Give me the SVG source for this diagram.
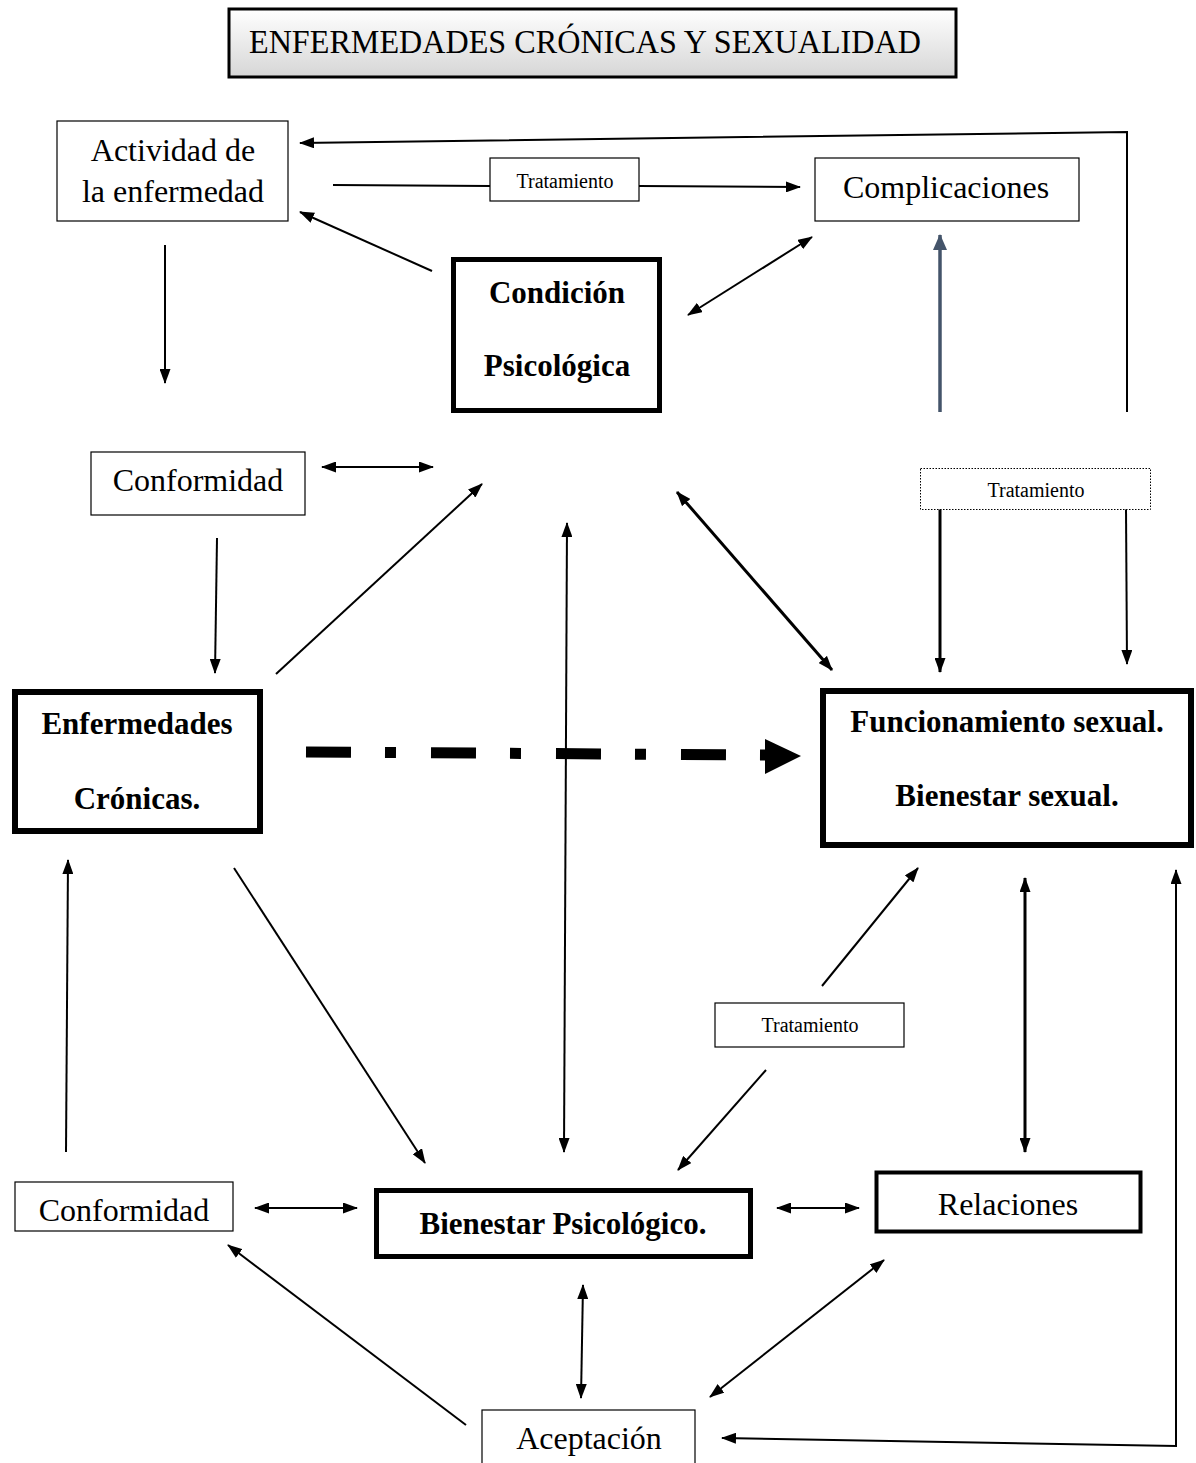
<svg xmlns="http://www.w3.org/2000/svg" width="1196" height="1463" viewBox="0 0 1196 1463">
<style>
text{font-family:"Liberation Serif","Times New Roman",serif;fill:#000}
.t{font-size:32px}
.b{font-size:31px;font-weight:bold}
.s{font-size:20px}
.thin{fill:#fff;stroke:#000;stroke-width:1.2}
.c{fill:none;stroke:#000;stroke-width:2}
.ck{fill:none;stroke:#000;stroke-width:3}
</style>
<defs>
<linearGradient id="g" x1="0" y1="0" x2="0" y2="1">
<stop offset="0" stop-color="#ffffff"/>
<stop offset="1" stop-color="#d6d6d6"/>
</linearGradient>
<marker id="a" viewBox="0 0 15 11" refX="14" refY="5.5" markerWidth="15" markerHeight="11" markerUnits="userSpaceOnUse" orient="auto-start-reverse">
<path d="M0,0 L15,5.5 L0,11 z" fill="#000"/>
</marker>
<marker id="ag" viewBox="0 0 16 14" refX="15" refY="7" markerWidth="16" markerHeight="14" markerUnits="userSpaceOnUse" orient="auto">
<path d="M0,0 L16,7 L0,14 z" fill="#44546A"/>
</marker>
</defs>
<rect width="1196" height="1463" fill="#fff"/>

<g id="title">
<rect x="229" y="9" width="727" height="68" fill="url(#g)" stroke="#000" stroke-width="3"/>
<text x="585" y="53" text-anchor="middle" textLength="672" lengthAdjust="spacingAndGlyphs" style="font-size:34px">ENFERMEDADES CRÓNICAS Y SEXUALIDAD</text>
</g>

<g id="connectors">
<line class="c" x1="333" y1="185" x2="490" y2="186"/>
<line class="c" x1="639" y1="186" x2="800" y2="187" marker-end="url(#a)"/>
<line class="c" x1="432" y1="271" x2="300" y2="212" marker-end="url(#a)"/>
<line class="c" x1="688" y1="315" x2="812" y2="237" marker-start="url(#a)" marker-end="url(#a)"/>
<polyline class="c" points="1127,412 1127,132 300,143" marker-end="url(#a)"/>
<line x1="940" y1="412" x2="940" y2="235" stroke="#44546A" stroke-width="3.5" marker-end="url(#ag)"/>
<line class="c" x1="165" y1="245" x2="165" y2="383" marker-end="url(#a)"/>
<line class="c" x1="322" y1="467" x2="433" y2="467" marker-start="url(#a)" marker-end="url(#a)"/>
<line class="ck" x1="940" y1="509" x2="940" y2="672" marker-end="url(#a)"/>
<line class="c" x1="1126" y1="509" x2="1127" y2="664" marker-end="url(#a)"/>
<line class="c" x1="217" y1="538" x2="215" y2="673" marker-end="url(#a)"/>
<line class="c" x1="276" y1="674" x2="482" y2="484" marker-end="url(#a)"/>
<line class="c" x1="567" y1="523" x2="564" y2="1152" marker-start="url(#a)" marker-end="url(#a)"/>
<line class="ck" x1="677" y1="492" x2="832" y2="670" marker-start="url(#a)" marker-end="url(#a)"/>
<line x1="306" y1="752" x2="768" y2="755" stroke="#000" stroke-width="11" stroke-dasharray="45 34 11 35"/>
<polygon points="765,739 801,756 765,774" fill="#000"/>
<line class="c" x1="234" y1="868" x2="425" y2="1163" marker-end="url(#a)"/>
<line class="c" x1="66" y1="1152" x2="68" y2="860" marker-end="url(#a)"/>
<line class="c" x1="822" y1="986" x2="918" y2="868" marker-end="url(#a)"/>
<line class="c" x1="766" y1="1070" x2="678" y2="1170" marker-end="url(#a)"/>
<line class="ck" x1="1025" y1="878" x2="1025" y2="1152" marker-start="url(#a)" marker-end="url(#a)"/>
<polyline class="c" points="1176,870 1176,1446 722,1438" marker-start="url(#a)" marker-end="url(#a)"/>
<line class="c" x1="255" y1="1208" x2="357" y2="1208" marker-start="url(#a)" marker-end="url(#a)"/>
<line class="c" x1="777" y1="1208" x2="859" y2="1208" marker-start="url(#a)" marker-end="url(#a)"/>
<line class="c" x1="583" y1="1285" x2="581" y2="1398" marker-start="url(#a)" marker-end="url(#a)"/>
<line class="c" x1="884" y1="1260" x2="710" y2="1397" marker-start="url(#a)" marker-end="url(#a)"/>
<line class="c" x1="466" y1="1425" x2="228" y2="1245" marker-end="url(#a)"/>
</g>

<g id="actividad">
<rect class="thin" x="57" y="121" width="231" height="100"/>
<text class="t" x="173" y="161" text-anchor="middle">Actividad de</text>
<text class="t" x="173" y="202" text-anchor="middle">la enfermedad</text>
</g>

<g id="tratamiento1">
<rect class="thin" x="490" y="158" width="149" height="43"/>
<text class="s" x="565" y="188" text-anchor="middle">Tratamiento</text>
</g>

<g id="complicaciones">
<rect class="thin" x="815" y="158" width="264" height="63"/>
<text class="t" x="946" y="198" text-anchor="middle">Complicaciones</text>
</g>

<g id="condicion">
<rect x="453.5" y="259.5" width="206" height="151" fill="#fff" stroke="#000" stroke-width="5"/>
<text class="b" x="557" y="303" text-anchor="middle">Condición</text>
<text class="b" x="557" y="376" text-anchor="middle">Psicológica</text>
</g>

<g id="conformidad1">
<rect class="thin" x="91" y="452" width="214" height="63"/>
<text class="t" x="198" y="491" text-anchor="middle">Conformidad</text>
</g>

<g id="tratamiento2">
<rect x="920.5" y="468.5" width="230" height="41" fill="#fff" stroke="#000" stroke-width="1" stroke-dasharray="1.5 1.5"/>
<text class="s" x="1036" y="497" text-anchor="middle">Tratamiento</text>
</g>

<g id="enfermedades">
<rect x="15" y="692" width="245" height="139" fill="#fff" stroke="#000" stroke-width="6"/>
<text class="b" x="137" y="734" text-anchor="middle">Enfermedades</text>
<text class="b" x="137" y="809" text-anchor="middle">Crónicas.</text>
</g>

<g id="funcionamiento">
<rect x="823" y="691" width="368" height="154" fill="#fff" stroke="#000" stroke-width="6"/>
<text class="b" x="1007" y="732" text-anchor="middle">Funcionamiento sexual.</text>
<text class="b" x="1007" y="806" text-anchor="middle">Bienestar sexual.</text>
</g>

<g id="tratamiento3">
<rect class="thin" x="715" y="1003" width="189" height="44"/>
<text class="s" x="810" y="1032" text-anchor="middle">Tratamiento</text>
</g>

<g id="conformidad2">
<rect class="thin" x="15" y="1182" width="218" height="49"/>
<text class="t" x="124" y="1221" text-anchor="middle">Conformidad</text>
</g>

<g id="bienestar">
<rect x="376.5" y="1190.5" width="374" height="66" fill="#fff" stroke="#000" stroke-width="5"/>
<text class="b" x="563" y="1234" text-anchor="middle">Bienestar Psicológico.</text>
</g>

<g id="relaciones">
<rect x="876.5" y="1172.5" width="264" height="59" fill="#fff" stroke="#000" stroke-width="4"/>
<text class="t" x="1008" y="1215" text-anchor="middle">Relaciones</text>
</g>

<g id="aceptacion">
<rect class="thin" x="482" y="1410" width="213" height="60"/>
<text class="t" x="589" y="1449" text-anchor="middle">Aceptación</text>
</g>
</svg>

****

Make an exact copy of all the material, but keep the pictures out of it.

| TASK OUTPUT |
Give me the SVG source for this diagram.
<svg xmlns="http://www.w3.org/2000/svg" width="1196" height="1463" viewBox="0 0 1196 1463">
<style>
text{font-family:"Liberation Serif","Times New Roman",serif;fill:#000}
.t{font-size:32px}
.b{font-size:31px;font-weight:bold}
.s{font-size:20px}
.thin{fill:#fff;stroke:#000;stroke-width:1.2}
.c{fill:none;stroke:#000;stroke-width:2}
.ck{fill:none;stroke:#000;stroke-width:3}
</style>
<defs>
<linearGradient id="g" x1="0" y1="0" x2="0" y2="1">
<stop offset="0" stop-color="#ffffff"/>
<stop offset="1" stop-color="#d6d6d6"/>
</linearGradient>
<marker id="a" viewBox="0 0 15 11" refX="14" refY="5.5" markerWidth="15" markerHeight="11" markerUnits="userSpaceOnUse" orient="auto-start-reverse">
<path d="M0,0 L15,5.5 L0,11 z" fill="#000"/>
</marker>
<marker id="ag" viewBox="0 0 16 14" refX="15" refY="7" markerWidth="16" markerHeight="14" markerUnits="userSpaceOnUse" orient="auto">
<path d="M0,0 L16,7 L0,14 z" fill="#44546A"/>
</marker>
</defs>
<rect width="1196" height="1463" fill="#fff"/>

<g id="title">
<rect x="229" y="9" width="727" height="68" fill="url(#g)" stroke="#000" stroke-width="3"/>
<text x="585" y="53" text-anchor="middle" textLength="672" lengthAdjust="spacingAndGlyphs" style="font-size:34px">ENFERMEDADES CRÓNICAS Y SEXUALIDAD</text>
</g>

<g id="connectors">
<line class="c" x1="333" y1="185" x2="490" y2="186"/>
<line class="c" x1="639" y1="186" x2="800" y2="187" marker-end="url(#a)"/>
<line class="c" x1="432" y1="271" x2="300" y2="212" marker-end="url(#a)"/>
<line class="c" x1="688" y1="315" x2="812" y2="237" marker-start="url(#a)" marker-end="url(#a)"/>
<polyline class="c" points="1127,412 1127,132 300,143" marker-end="url(#a)"/>
<line x1="940" y1="412" x2="940" y2="235" stroke="#44546A" stroke-width="3.5" marker-end="url(#ag)"/>
<line class="c" x1="165" y1="245" x2="165" y2="383" marker-end="url(#a)"/>
<line class="c" x1="322" y1="467" x2="433" y2="467" marker-start="url(#a)" marker-end="url(#a)"/>
<line class="ck" x1="940" y1="509" x2="940" y2="672" marker-end="url(#a)"/>
<line class="c" x1="1126" y1="509" x2="1127" y2="664" marker-end="url(#a)"/>
<line class="c" x1="217" y1="538" x2="215" y2="673" marker-end="url(#a)"/>
<line class="c" x1="276" y1="674" x2="482" y2="484" marker-end="url(#a)"/>
<line class="c" x1="567" y1="523" x2="564" y2="1152" marker-start="url(#a)" marker-end="url(#a)"/>
<line class="ck" x1="677" y1="492" x2="832" y2="670" marker-start="url(#a)" marker-end="url(#a)"/>
<line x1="306" y1="752" x2="768" y2="755" stroke="#000" stroke-width="11" stroke-dasharray="45 34 11 35"/>
<polygon points="765,739 801,756 765,774" fill="#000"/>
<line class="c" x1="234" y1="868" x2="425" y2="1163" marker-end="url(#a)"/>
<line class="c" x1="66" y1="1152" x2="68" y2="860" marker-end="url(#a)"/>
<line class="c" x1="822" y1="986" x2="918" y2="868" marker-end="url(#a)"/>
<line class="c" x1="766" y1="1070" x2="678" y2="1170" marker-end="url(#a)"/>
<line class="ck" x1="1025" y1="878" x2="1025" y2="1152" marker-start="url(#a)" marker-end="url(#a)"/>
<polyline class="c" points="1176,870 1176,1446 722,1438" marker-start="url(#a)" marker-end="url(#a)"/>
<line class="c" x1="255" y1="1208" x2="357" y2="1208" marker-start="url(#a)" marker-end="url(#a)"/>
<line class="c" x1="777" y1="1208" x2="859" y2="1208" marker-start="url(#a)" marker-end="url(#a)"/>
<line class="c" x1="583" y1="1285" x2="581" y2="1398" marker-start="url(#a)" marker-end="url(#a)"/>
<line class="c" x1="884" y1="1260" x2="710" y2="1397" marker-start="url(#a)" marker-end="url(#a)"/>
<line class="c" x1="466" y1="1425" x2="228" y2="1245" marker-end="url(#a)"/>
</g>

<g id="actividad">
<rect class="thin" x="57" y="121" width="231" height="100"/>
<text class="t" x="173" y="161" text-anchor="middle">Actividad de</text>
<text class="t" x="173" y="202" text-anchor="middle">la enfermedad</text>
</g>

<g id="tratamiento1">
<rect class="thin" x="490" y="158" width="149" height="43"/>
<text class="s" x="565" y="188" text-anchor="middle">Tratamiento</text>
</g>

<g id="complicaciones">
<rect class="thin" x="815" y="158" width="264" height="63"/>
<text class="t" x="946" y="198" text-anchor="middle">Complicaciones</text>
</g>

<g id="condicion">
<rect x="453.5" y="259.5" width="206" height="151" fill="#fff" stroke="#000" stroke-width="5"/>
<text class="b" x="557" y="303" text-anchor="middle">Condición</text>
<text class="b" x="557" y="376" text-anchor="middle">Psicológica</text>
</g>

<g id="conformidad1">
<rect class="thin" x="91" y="452" width="214" height="63"/>
<text class="t" x="198" y="491" text-anchor="middle">Conformidad</text>
</g>

<g id="tratamiento2">
<rect x="920.5" y="468.5" width="230" height="41" fill="#fff" stroke="#000" stroke-width="1" stroke-dasharray="1.5 1.5"/>
<text class="s" x="1036" y="497" text-anchor="middle">Tratamiento</text>
</g>

<g id="enfermedades">
<rect x="15" y="692" width="245" height="139" fill="#fff" stroke="#000" stroke-width="6"/>
<text class="b" x="137" y="734" text-anchor="middle">Enfermedades</text>
<text class="b" x="137" y="809" text-anchor="middle">Crónicas.</text>
</g>

<g id="funcionamiento">
<rect x="823" y="691" width="368" height="154" fill="#fff" stroke="#000" stroke-width="6"/>
<text class="b" x="1007" y="732" text-anchor="middle">Funcionamiento sexual.</text>
<text class="b" x="1007" y="806" text-anchor="middle">Bienestar sexual.</text>
</g>

<g id="tratamiento3">
<rect class="thin" x="715" y="1003" width="189" height="44"/>
<text class="s" x="810" y="1032" text-anchor="middle">Tratamiento</text>
</g>

<g id="conformidad2">
<rect class="thin" x="15" y="1182" width="218" height="49"/>
<text class="t" x="124" y="1221" text-anchor="middle">Conformidad</text>
</g>

<g id="bienestar">
<rect x="376.5" y="1190.5" width="374" height="66" fill="#fff" stroke="#000" stroke-width="5"/>
<text class="b" x="563" y="1234" text-anchor="middle">Bienestar Psicológico.</text>
</g>

<g id="relaciones">
<rect x="876.5" y="1172.5" width="264" height="59" fill="#fff" stroke="#000" stroke-width="4"/>
<text class="t" x="1008" y="1215" text-anchor="middle">Relaciones</text>
</g>

<g id="aceptacion">
<rect class="thin" x="482" y="1410" width="213" height="60"/>
<text class="t" x="589" y="1449" text-anchor="middle">Aceptación</text>
</g>
</svg>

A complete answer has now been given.